"""

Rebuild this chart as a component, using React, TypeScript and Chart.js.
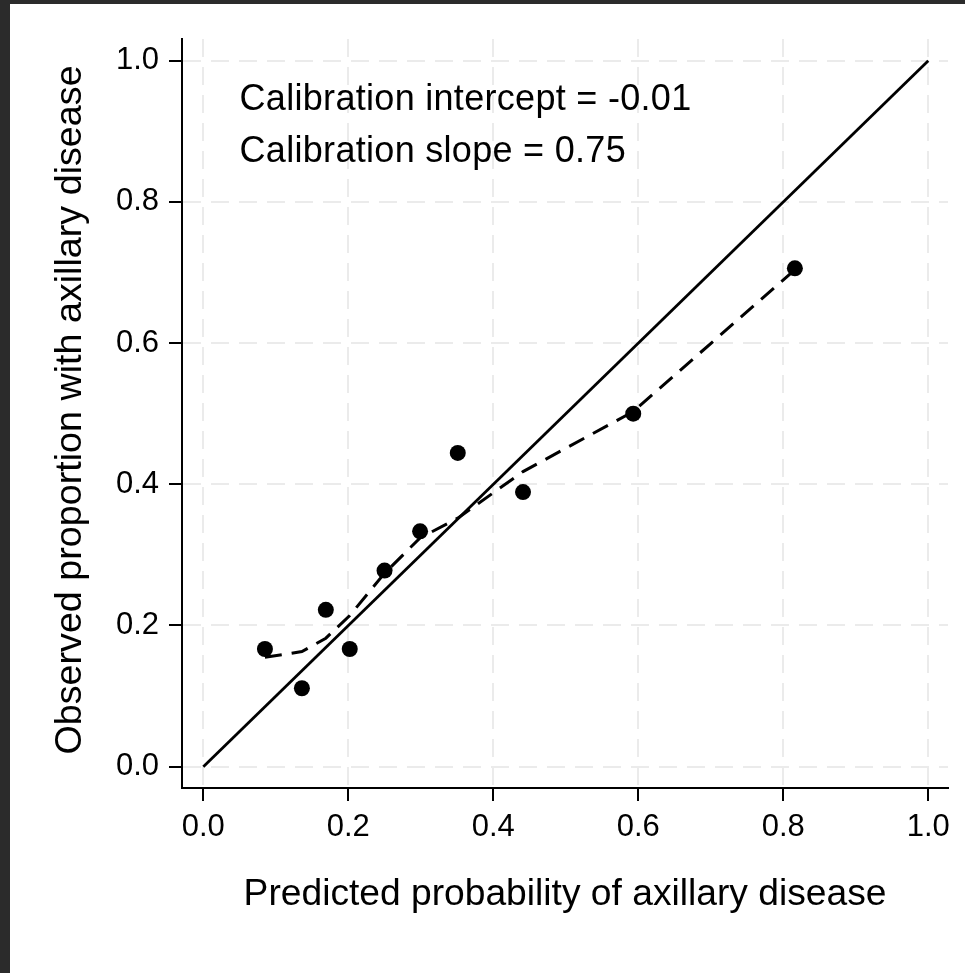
import React, { useEffect, useRef } from "react";
import { Chart, registerables } from "chart.js";

Chart.register(...registerables);

// ---- data ----
const predicted = [0.085, 0.136, 0.169, 0.202, 0.250, 0.299, 0.351, 0.441, 0.593, 0.816];
const observed = [0.1667, 0.1111, 0.2222, 0.1667, 0.2778, 0.3333, 0.4444, 0.3889, 0.5, 0.7059];
const lowessFit = [0.155, 0.163, 0.182, 0.214, 0.274, 0.324, 0.352, 0.418, 0.503, 0.704];
const referenceX = [0, 1];
const referenceY = [0, 1];
const tickValues = [0, 0.2, 0.4, 0.6, 0.8, 1.0];
const annotationLines = ["Calibration intercept = -0.01", "Calibration slope = 0.75"];
const xTitle = "Predicted probability of axillary disease";
const yTitle = "Observed proportion with axillary disease";

const FONT = "'Liberation Sans', Arial, Helvetica, sans-serif";

const framePlugin = {
  id: "frame",
  beforeDraw(chart: any) {
    const { ctx, width, height } = chart;
    ctx.save();
    ctx.fillStyle = "#2b2b2b";
    ctx.fillRect(0, 0, width, height);
    ctx.fillStyle = "#ffffff";
    ctx.fillRect(10, 4, width - 10, height - 4);
    ctx.restore();
  },
  afterDraw(chart: any) {
    const { ctx, chartArea } = chart;
    const xs = chart.scales.x;
    const ys = chart.scales.y;
    ctx.save();
    ctx.fillStyle = "#000";
    ctx.font = `36px ${FONT}`;
    try { (ctx as any).letterSpacing = "0.3px"; } catch (e) {}
    ctx.textAlign = "left";
    ctx.textBaseline = "alphabetic";
    const ax = xs.getPixelForValue(0.05);
    ctx.fillText(annotationLines[0], ax, ys.getPixelForValue(0.93));
    ctx.fillText(annotationLines[1], ax, ys.getPixelForValue(0.856));
    try { (ctx as any).letterSpacing = "0px"; } catch (e) {}
    ctx.textAlign = "center";
    ctx.font = `37.2px ${FONT}`;
    ctx.fillText(xTitle, (chartArea.left + chartArea.right) / 2, 905);
    ctx.font = `37.7px ${FONT}`;
    ctx.translate(81, 410);
    ctx.rotate(-Math.PI / 2);
    ctx.fillText(yTitle, 0, 0);
    ctx.restore();
  },
};

function axisOptions(min: number, max: number, padding: number, fit: (s: any) => void) {
  return {
    type: "linear" as const,
    min,
    max,
    afterFit: fit,
    afterBuildTicks: (s: any) => {
      s.ticks = tickValues.map((v) => ({ value: v }));
    },
    grid: {
      color: "#ebebeb",
      lineWidth: 2,
      drawTicks: true,
      tickLength: 13,
      tickColor: "#000",
      tickWidth: 2,
    },
    border: { display: true, color: "#000", width: 2, dash: [18, 10] },
    ticks: {
      color: "#000",
      font: { size: 31, family: FONT },
      padding,
      maxRotation: 0,
      autoSkip: false,
      callback: (v: any) => Number(v).toFixed(1),
    },
  };
}

export default function App() {
  const ref = useRef<HTMLCanvasElement>(null);
  useEffect(() => {
    const chart = new Chart(ref.current as HTMLCanvasElement, {
      type: "scatter",
      data: {
        datasets: [
          {
            type: "scatter",
            data: predicted.map((x, i) => ({ x, y: observed[i] })),
            pointRadius: 8,
            pointBackgroundColor: "#000",
            pointBorderColor: "#000",
            pointBorderWidth: 0,
            showLine: false,
          },
          {
            type: "line",
            data: predicted.map((x, i) => ({ x, y: lowessFit[i] })),
            borderColor: "#000",
            borderWidth: 3,
            borderDash: [17, 10],
            pointRadius: 0,
            tension: 0,
            fill: false,
          },
          {
            type: "line",
            data: referenceX.map((x, i) => ({ x, y: referenceY[i] })),
            borderColor: "#000",
            borderWidth: 2.8,
            pointRadius: 0,
            tension: 0,
            fill: false,
          },
        ],
      } as any,
      options: {
        responsive: false,
        animation: false,
        layout: { padding: { left: 0, top: 39, right: 17, bottom: 0 } },
        plugins: {
          legend: { display: false },
          tooltip: { enabled: false },
          title: { display: false },
        },
        scales: {
          x: axisOptions(-0.0294, 1.0272, 8, (s: any) => {
            s.height = 185;
          }),
          y: axisOptions(-0.0302, 1.0307, 10, (s: any) => {
            s.width = 182;
          }),
        },
      } as any,
      plugins: [framePlugin],
    });
    return () => chart.destroy();
  }, []);
  return (
    <div style={{ position: "absolute", left: 0, top: 0, width: 965, height: 973 }}>
      <canvas ref={ref} width={965} height={973} style={{ display: "block", width: 965, height: 973 }} />
    </div>
  );
}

"""

→ Problem requirements
Set down the material above as is, without any pictures.

→ Exercise solution
Rebuild this chart as a component, using React, TypeScript and Chart.js.
import React, { useEffect, useRef } from "react";
import { Chart, registerables } from "chart.js";

Chart.register(...registerables);

// ---- data ----
const predicted = [0.085, 0.136, 0.169, 0.202, 0.250, 0.299, 0.351, 0.441, 0.593, 0.816];
const observed = [0.1667, 0.1111, 0.2222, 0.1667, 0.2778, 0.3333, 0.4444, 0.3889, 0.5, 0.7059];
const lowessFit = [0.155, 0.163, 0.182, 0.214, 0.274, 0.324, 0.352, 0.418, 0.503, 0.704];
const referenceX = [0, 1];
const referenceY = [0, 1];
const tickValues = [0, 0.2, 0.4, 0.6, 0.8, 1.0];
const annotationLines = ["Calibration intercept = -0.01", "Calibration slope = 0.75"];
const xTitle = "Predicted probability of axillary disease";
const yTitle = "Observed proportion with axillary disease";

const FONT = "'Liberation Sans', Arial, Helvetica, sans-serif";

const framePlugin = {
  id: "frame",
  beforeDraw(chart: any) {
    const { ctx, width, height } = chart;
    ctx.save();
    ctx.fillStyle = "#2b2b2b";
    ctx.fillRect(0, 0, width, height);
    ctx.fillStyle = "#ffffff";
    ctx.fillRect(10, 4, width - 10, height - 4);
    ctx.restore();
  },
  afterDraw(chart: any) {
    const { ctx, chartArea } = chart;
    const xs = chart.scales.x;
    const ys = chart.scales.y;
    ctx.save();
    ctx.fillStyle = "#000";
    ctx.font = `36px ${FONT}`;
    try { (ctx as any).letterSpacing = "0.3px"; } catch (e) {}
    ctx.textAlign = "left";
    ctx.textBaseline = "alphabetic";
    const ax = xs.getPixelForValue(0.05);
    ctx.fillText(annotationLines[0], ax, ys.getPixelForValue(0.93));
    ctx.fillText(annotationLines[1], ax, ys.getPixelForValue(0.856));
    try { (ctx as any).letterSpacing = "0px"; } catch (e) {}
    ctx.textAlign = "center";
    ctx.font = `37.2px ${FONT}`;
    ctx.fillText(xTitle, (chartArea.left + chartArea.right) / 2, 905);
    ctx.font = `37.7px ${FONT}`;
    ctx.translate(81, 410);
    ctx.rotate(-Math.PI / 2);
    ctx.fillText(yTitle, 0, 0);
    ctx.restore();
  },
};

function axisOptions(min: number, max: number, padding: number, fit: (s: any) => void) {
  return {
    type: "linear" as const,
    min,
    max,
    afterFit: fit,
    afterBuildTicks: (s: any) => {
      s.ticks = tickValues.map((v) => ({ value: v }));
    },
    grid: {
      color: "#ebebeb",
      lineWidth: 2,
      drawTicks: true,
      tickLength: 13,
      tickColor: "#000",
      tickWidth: 2,
    },
    border: { display: true, color: "#000", width: 2, dash: [18, 10] },
    ticks: {
      color: "#000",
      font: { size: 31, family: FONT },
      padding,
      maxRotation: 0,
      autoSkip: false,
      callback: (v: any) => Number(v).toFixed(1),
    },
  };
}

export default function App() {
  const ref = useRef<HTMLCanvasElement>(null);
  useEffect(() => {
    const chart = new Chart(ref.current as HTMLCanvasElement, {
      type: "scatter",
      data: {
        datasets: [
          {
            type: "scatter",
            data: predicted.map((x, i) => ({ x, y: observed[i] })),
            pointRadius: 8,
            pointBackgroundColor: "#000",
            pointBorderColor: "#000",
            pointBorderWidth: 0,
            showLine: false,
          },
          {
            type: "line",
            data: predicted.map((x, i) => ({ x, y: lowessFit[i] })),
            borderColor: "#000",
            borderWidth: 3,
            borderDash: [17, 10],
            pointRadius: 0,
            tension: 0,
            fill: false,
          },
          {
            type: "line",
            data: referenceX.map((x, i) => ({ x, y: referenceY[i] })),
            borderColor: "#000",
            borderWidth: 2.8,
            pointRadius: 0,
            tension: 0,
            fill: false,
          },
        ],
      } as any,
      options: {
        responsive: false,
        animation: false,
        layout: { padding: { left: 0, top: 39, right: 17, bottom: 0 } },
        plugins: {
          legend: { display: false },
          tooltip: { enabled: false },
          title: { display: false },
        },
        scales: {
          x: axisOptions(-0.0294, 1.0272, 8, (s: any) => {
            s.height = 185;
          }),
          y: axisOptions(-0.0302, 1.0307, 10, (s: any) => {
            s.width = 182;
          }),
        },
      } as any,
      plugins: [framePlugin],
    });
    return () => chart.destroy();
  }, []);
  return (
    <div style={{ position: "absolute", left: 0, top: 0, width: 965, height: 973 }}>
      <canvas ref={ref} width={965} height={973} style={{ display: "block", width: 965, height: 973 }} />
    </div>
  );
}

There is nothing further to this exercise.